As such, the book details the unpredictable contingencies that guided a gang of computer geeks with a love for animation to wild success. They fooled their corporate paymasters—no less a pair of business and culture giants than George Lucas and Steve Jobs—into thinking they were a computer software and hardware endeavor when all they really wanted to do was put on a show: make animated films using computers rather than pen and brush.

When Pixar's masterminds finally got to do what they wanted to do all along, convincing Disney to partner with their innovative computer graphic techniques to make Toy Story, they succeeded magnificently. Somewhere in there is a lesson in executive decisionmaking that author Price does not belabor. Price doesn't belabor any particular theme, in fact, allowing the facts and characters to speak for themselves. But some inspiring lessons arise nonetheless.

By detailing the halting, and recent, beginnings of computer animation, in five minute shorts seen only by tech conference geeks or seconds of special effects in mainstream films, and showing how quickly it evolved into the technical and storytelling marvel of Toy Story, the dizzying speed of innovation and improvement in our modern technologies and arts is convincingly hit home.

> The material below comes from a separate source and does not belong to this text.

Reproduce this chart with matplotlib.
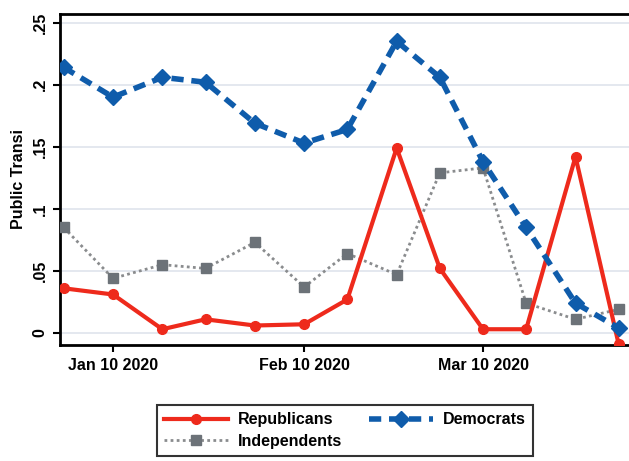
# -*- coding: utf-8 -*-
# Public transit - trend po partijama (Stata-like grafik)

import numpy as np
import matplotlib
matplotlib.use('Agg')
import matplotlib.pyplot as plt
import matplotlib.dates as mdates
import datetime as dt

# %% podaci

datumi = ['2020-01-02', '2020-01-10', '2020-01-18', '2020-01-25', '2020-02-02',
          '2020-02-10', '2020-02-17', '2020-02-25', '2020-03-03', '2020-03-10',
          '2020-03-17', '2020-03-25', '2020-04-01']

republicans  = [0.036, 0.031, 0.003, 0.011, 0.006, 0.007, 0.027, 0.149, 0.052, 0.003, 0.003, 0.142, -0.009]
independents = [0.085, 0.044, 0.055, 0.052, 0.073, 0.037, 0.064, 0.047, 0.129, 0.133, 0.024, 0.011, 0.019]
democrats    = [0.214, 0.190, 0.206, 0.202, 0.169, 0.153, 0.164, 0.235, 0.206, 0.138, 0.085, 0.024, 0.004]

y_ticks  = [0, 0.05, 0.1, 0.15, 0.2, 0.25]
y_labels = ['0', '.05', '.1', '.15', '.2', '.25']
x_ticks  = ['2020-01-10', '2020-02-10', '2020-03-10']
x_labels = ['Jan 10 2020', 'Feb 10 2020', 'Mar 10 2020']

x = [dt.datetime.strptime(d, '%Y-%m-%d') for d in datumi]
xt = [dt.datetime.strptime(d, '%Y-%m-%d') for d in x_ticks]

# %% grafik

plt.rcParams['font.family'] = ['Liberation Sans', 'DejaVu Sans']
plt.rcParams['font.weight'] = 'bold'

FS = 11.5

W, H = 629, 461
fig = plt.figure(figsize=(W / 100, H / 100), dpi=100)
fig.patch.set_facecolor('white')

# osa ide preko desne ivice slike (kao na slikanom originalu)
ax = fig.add_axes([60 / W, (H - 345) / H, (690 - 60) / W, (345 - 14) / H])

RED  = '#ee2a1c'
BLUE = '#0f5cab'
GRAY = '#8a8c8e'

ax.plot(x, republicans, color=RED, linewidth=3, marker='o', markersize=7,
        label='Republicans', zorder=4)
ax.plot(x, independents, color=GRAY, linewidth=2, linestyle=(0, (1, 1.2)),
        marker='s', markersize=6.5, markerfacecolor='#6c7278', markeredgecolor='#6c7278',
        label='Independents', zorder=3)
ax.plot(x, democrats, color=BLUE, linewidth=4, linestyle=(0, (2.2, 1.4)),
        marker='D', markersize=8, label='Democrats', zorder=5)

# skala: Jan 10 na 113px, Mar 10 na 483px
jan10 = mdates.date2num(xt[0])
mar10 = mdates.date2num(xt[2])
px_per_day = (483 - 113) / (mar10 - jan10)
ax.set_xlim(jan10 - (113 - 60) / px_per_day, jan10 + (690 - 113) / px_per_day)
ax.set_ylim(-0.0097, 0.257)

ax.set_yticks(y_ticks)
ax.set_yticklabels(y_labels, rotation=90, va='center', fontsize=FS)
ax.set_xticks(xt)
ax.set_xticklabels(x_labels, fontsize=FS)
ax.tick_params(axis='both', direction='out', length=5, width=1.5, color='black')
ax.tick_params(axis='y', pad=4)
ax.tick_params(axis='x', pad=4)

ax.set_ylabel('Public Transi', fontsize=FS, fontweight='bold', labelpad=5)

ax.grid(axis='y', color='#dfe4ec', linewidth=1.2)
ax.grid(axis='x', visible=False)
ax.set_axisbelow(True)

for s in ['left', 'bottom', 'top', 'right']:
    ax.spines[s].set_linewidth(2)
    ax.spines[s].set_color('black')

# legenda
handles, labels = ax.get_legend_handles_labels()
leg = fig.legend(handles, labels,
                 ncol=2, loc='upper left', bbox_to_anchor=(157 / W, 1 - 405 / H),
                 fontsize=FS, frameon=True, fancybox=False, edgecolor='black',
                 handlelength=4.0, columnspacing=1.7, handletextpad=0.6,
                 borderpad=0.45, labelspacing=0.4, borderaxespad=0)
leg.get_frame().set_linewidth(1.5)

plt.savefig('out.png', dpi=100, facecolor='white')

Another lesson of the Pixar story is how dynamic America's economic class structure can be. Pixar's founders, computer graphics pioneers Ed Catmull (a straight-laced Mormon) and Alvy Ray Smith (an erratic hippie), came from backwater colleges the University of Utah and New Mexico State University, not any recognized center of academic or cultural juice. Interesting new ideas and hard work can turn nobodies far from standard centers of power and influence into giants.

Catmull and Smith fell under the wing of eccentric financier Alexander Schure, who founded the New York Institute of Technology (NYIT) and set them up there in the 1970s, buying them all the insanely expensive equipment they needed to begin experiments in computer animation, just because he thought it was interesting. The NYIT was, as Price writes, "somewhere between a third-tier university and a diploma mill," but birthed the multi-billion dollar Pixar experiment.

In the late '70s, George Lucas realized he might have some use for experts in this nascent field of computer animation, and slowly siphoned off Schure's braintrust. By the mid-'80s, Lucas had lost interest and sold the division off to then-former Apple exec Steve Jobs. Pixar was born as an independent company—one that made and sold machines and software that helped make computer-generated images. The press release from 1986 announcing Pixar's independent launch gives no hint of its future as a moviemaking behemoth.

Price delivers just enough of the technical details of computer animation—dropping terms such as bicubic patches, Z-buffer, and texture mapping—while staying rooted in the human and business realities of executive pissing matches, stock option shenanigans, and sweet success after a long battle. Disney passed up Pixar for $15 million in the mid-1980s, and then paid around $6.3 billion net for it in 2006. Everyone who has ever dreamed of showing doubters what they can achieve will be inspired by some element of the Pixar story.